Na ‘seara’ teatral de Machado, de inquestionável
influência foi Antônio José da Silva, a quem inclusive foi dedicado belo ensaio (publicado originalmente na Revista Brasileira, 17.07.1879). E um
português que não era escritor ou literato, Furtado Coelho, que produtor teatral propiciou a Machado , porque
as levava a cena, o incrementar de sua importantíssima atividade de tradutor
(que Mario de Alencar, considerando-o “um dos maiores tradutores brasileiros”,
lamentava tivesse Machado interrompido ).
*
Por fim, uma reflexão a respeito de questão que muito me
instiga, e julgo pertinente. Machado – como representante proeminente do
movimento de ‘nacionalização literária’ brasileira -- parece ter sido o
primeiro, se não o único a se aproximar e interagir aos portugueses: não se tem
referência, por exemplo, das presença e atuação, nesse sentido, de
Gonçalves de Magalhães, José de Alencar e dos demais românticos empenhados,no
Brasil, nesse projeto (que se dava simultaneamente em Portugal, convém frisar)
de afirmação de nacionalidade literária e cultural.
Não existem dúvidas de quanto ambíguos, ou no mínimo
reticentes, postaram-se os românticos brasileiros com relação ao legado
lingüístico e cultural dos portugueses: mesmo tendo em conta a importância, ou
necessidade, de estabelecer, e sedimentar, traços diferenciadores do novo país depois da
independência de 1822, o curioso – e
contraditório – é que desenrolou-se um processo de obediência e
preservação dos padrões lingüísticos,sintáticos,gramaticais,léxicos portugueses
como uma espécie de atestado de qualificação cultural e ‘civilidade’ intelectual.

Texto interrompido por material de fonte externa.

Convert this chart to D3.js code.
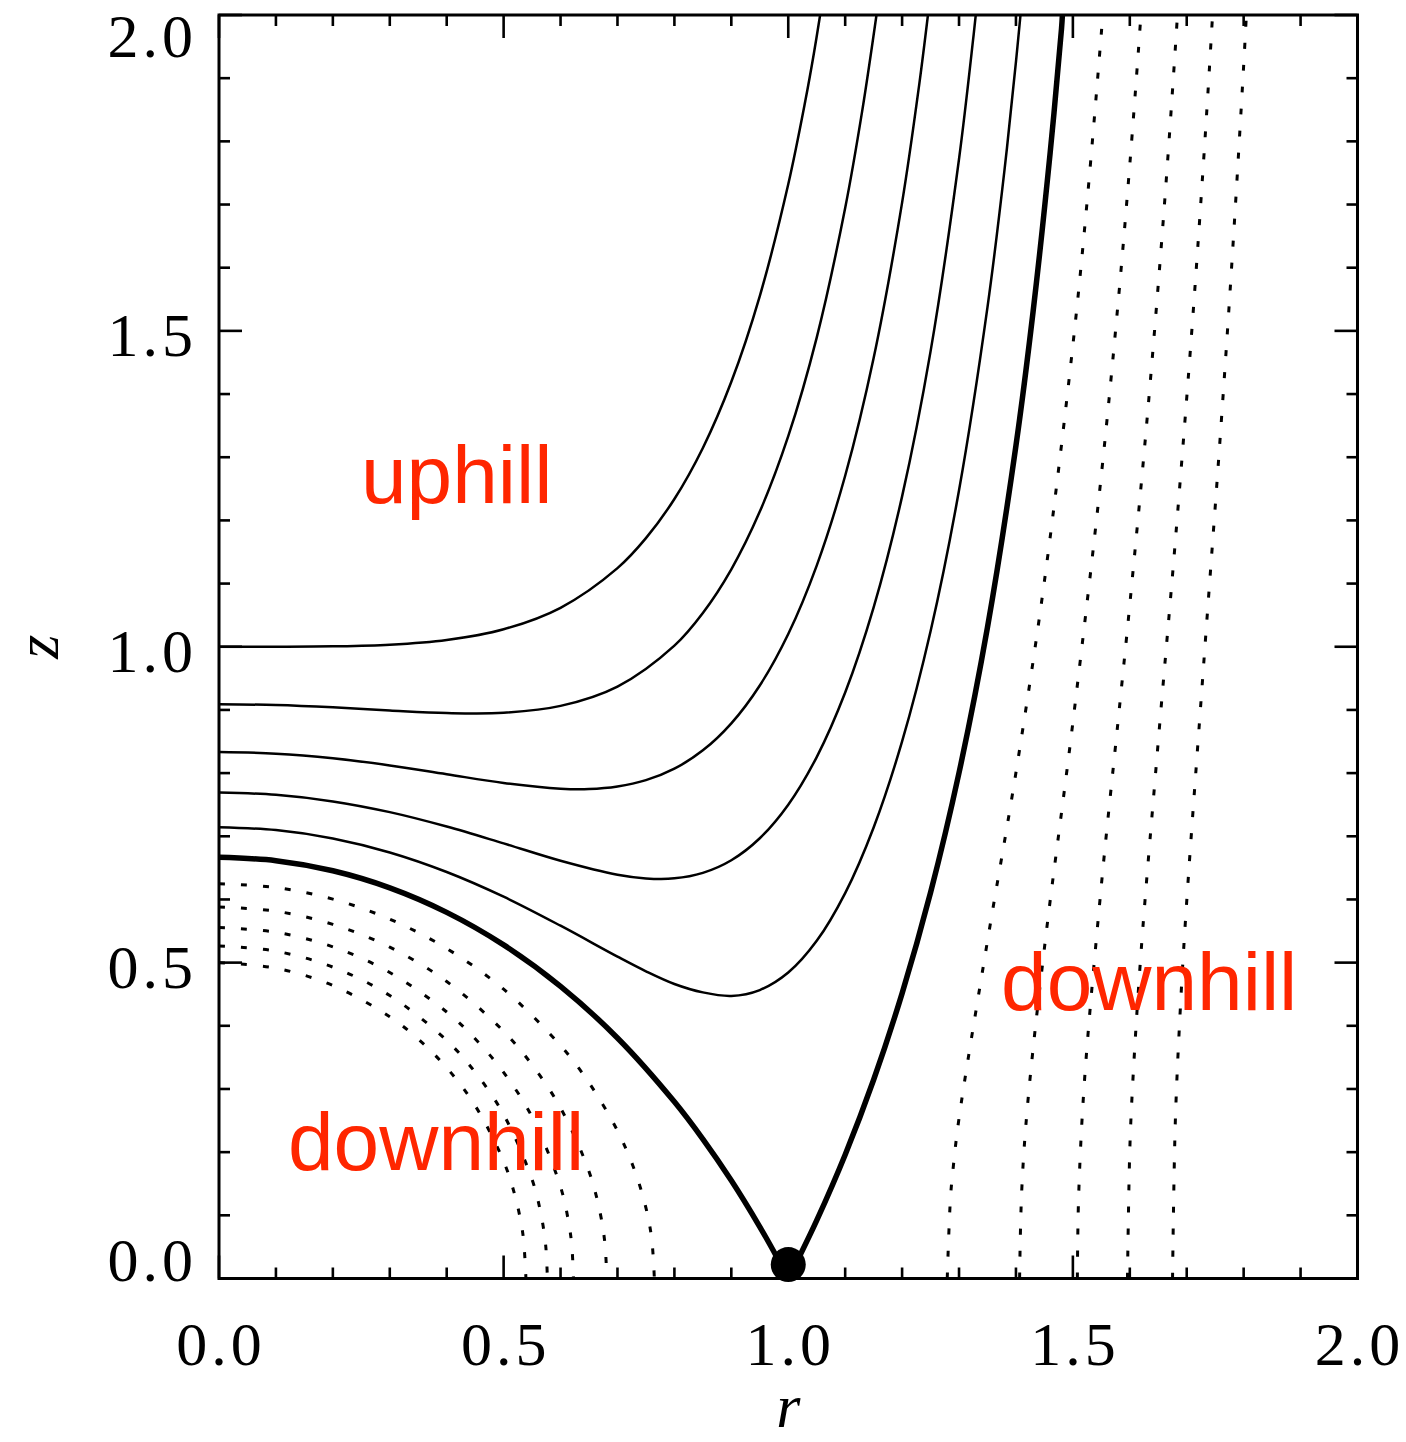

Isto é, intentavam
os primeiros românticos brasileiros se constituírem nos agentes a afirmação
nacionalista brasileira, no âmbito cultural, sem no entanto romperem com o
arcabouço lusitano...
[1] Este artigo,
constituído como escopo para a palestra proferida durante o “6º. Colóquio
Portugal no Brasil: pontes para o presente”, realizado pelo Real Gabinete
Português de Leitura, no Rio de Janeiro, abriga elementos inerentes a Estudo, a
ser publicado neste 2012 – aliás, designado como “ano de Portugal no Brasil e do Brasil em Portugal”.
[2] Nesse particular,
poder-se ter em consideração que muito do perfil político-ideológico desse
grupo seria aquele inerente aos portugueses vindos para o Rio de Janeiro em
1837(e que criaram o Real Gabinete Português de Leitura) refugiados do levante
político do Porto,em Portugal – o que taxativamente comprova o papel
capital dos lusitanos também na
formação do pensamento político de Machado.
[3] Texto que oferece aos
estudiosos amplo arsenal de elementos para uma reflexão, até mesmo de cunho ‘revisionista’,
acerca da (até então e,de resto, quase consensualmente tida) índole e perfil
‘monarquista-liberal’ machadianos.
“(Graças ao jornal...) completa-se
a emancipação da inteligência e começa a dos povos.O direito da força,o
direito da autoridade bastarda consubstanciada nas individualidades dinásticas
vai cair. Os reis já não têm púrpura,envolvem-se nas constituições. As
constituições são os tratados de paz celebrados entre a potência popular e a
potência monárquica” [“O Jornal e o Livro”, in Correio Mercantil, Rio de Janeiro :10-12.01.1859].